Speaker
Description
The first direct detections of gravitational waves from the mergers of binary black holes and binary neutron stars by the LIGO and VIRGO experiments have electrified the physics and astronomy communities. A clear next experimental step is an interferometer in space, which can detect lower frequency signals than a ground-based detector, including supermassive black hole binary coalescences from early galaxy mergers and a known stochastic background from confusion-limited white-dwarf binaries. An even more intriguing signal is the stochastic background from early-universe physics. In this talk I will present our recent work (in collaboration with Axel Brandenburg, Arthur Kosowsky, Sayan Mandal, and Alberto Roper Pol).
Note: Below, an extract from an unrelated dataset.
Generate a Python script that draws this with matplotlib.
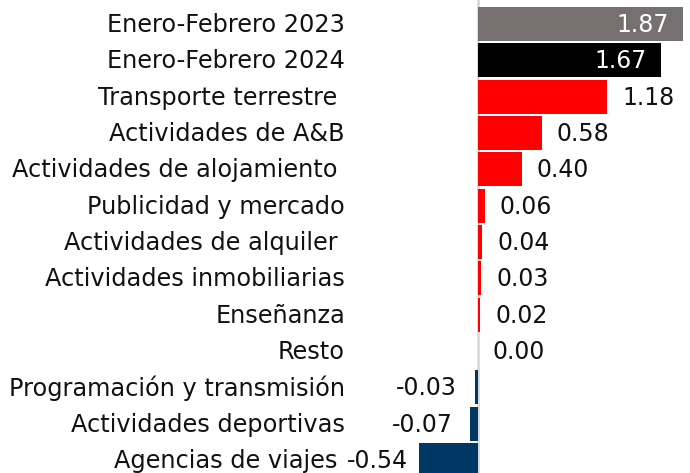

Using direct numerical simulations of early universe hydromagnetic turbulence with energy densities of up to 10% of the radiation energy density, we show that gravitational waves with energy densities of about 10^{-10} times the critical energy density of the Friedmann universe today were produced. Their characteristic strain today is found to be about 10-20 and should be observable with the Laser Interferometer Space Antenna (LISA) in the mHz range. The gravitational waves have positive (negative) circular polarization if the magnetic field has positive (negative) magnetic helicity. The gravitational wave energy reaches a constant value after the turbulent energy (kinetic or magnetic) has reached its maximum. Compressive modes are found to produce about 10 times stronger gravitational waves than solenoidal ones. Finally, I will discuss the range of phase transition energy scales and properties that may be detectable with the envisioned space-based interferometer configurations such as LISA.